Por: Gustavo Álvarez Gardeazábal
Esta tarde, cuando vaya a Cartago, dentro de la descentralización de la Feria del Libro de Cali, al lanzamiento de la séptima reedición de mi novela sobre Armero, Los sordos ya no hablan, publicada en 1991 y convertida con el paso de los años en el recuento histórico-crítico más perenne de aquel momento equivocado del destino de la patria, dictaré una charla titulada El volcán de Cartago.
Con ella quiero rendir varios tributos al tiempo. Primero, a Cartago, la ciudad cimera donde, en 1998, tomé posesión como gobernador del Valle, rompiendo la tradición de que tal ceremonia solo podía celebrarse en Cali.

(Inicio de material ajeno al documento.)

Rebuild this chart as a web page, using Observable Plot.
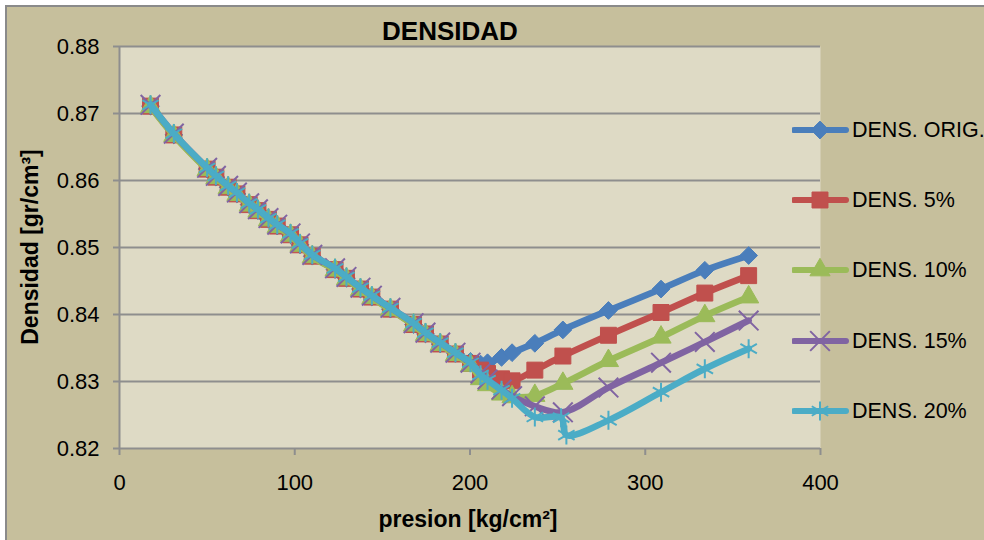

En segundo término, a Pedro Cieza de León y Fray Pedro Simón, los dos cronistas de la conquista del occidente colombiano que fueron los primeros en anunciar la existencia del volcán nevado que sembraría, cuatrocientos años después, la muerte en Armero y Chinchiná.
Y, en tercer término, para escarbar un poco la mala memoria nacional —y la de los cartagueños, ¡sí que más!—, porque se ha olvidado que desde principios del 1600 Fray Pedro Simón bautizó la cima nevada como el volcán de Cartago.
Por supuesto, cuando él narra la explosión acaecida en 1598 y describe cómo la ceniza y las piedras llegaron hasta Toro, toda la región quimbaya era fundamentalmente selva, y la única referenciación que podía hacerse sobre ese monstruo demoníaco que derretía nieves y rocas era Cartago, fundada inicialmente en donde hoy es Pereira y trasladada a orillas del río La Vieja en 1691, según los historiadores por el azote de los indígenas, cuando en verdad lo fue por la tembladera permanente de la tierra en esas inmediaciones.
Probablemente por ese olvido histórico, o porque la civilización paisa borró el recuerdo y hasta lo rebautizó como el volcán del Ruiz, pudieron haberse cometido las irresponsabilidades en Armero y Manizales que narro novelísticamente en la metáfora de los sordos que no oyeron las advertencias y hoy no hablan.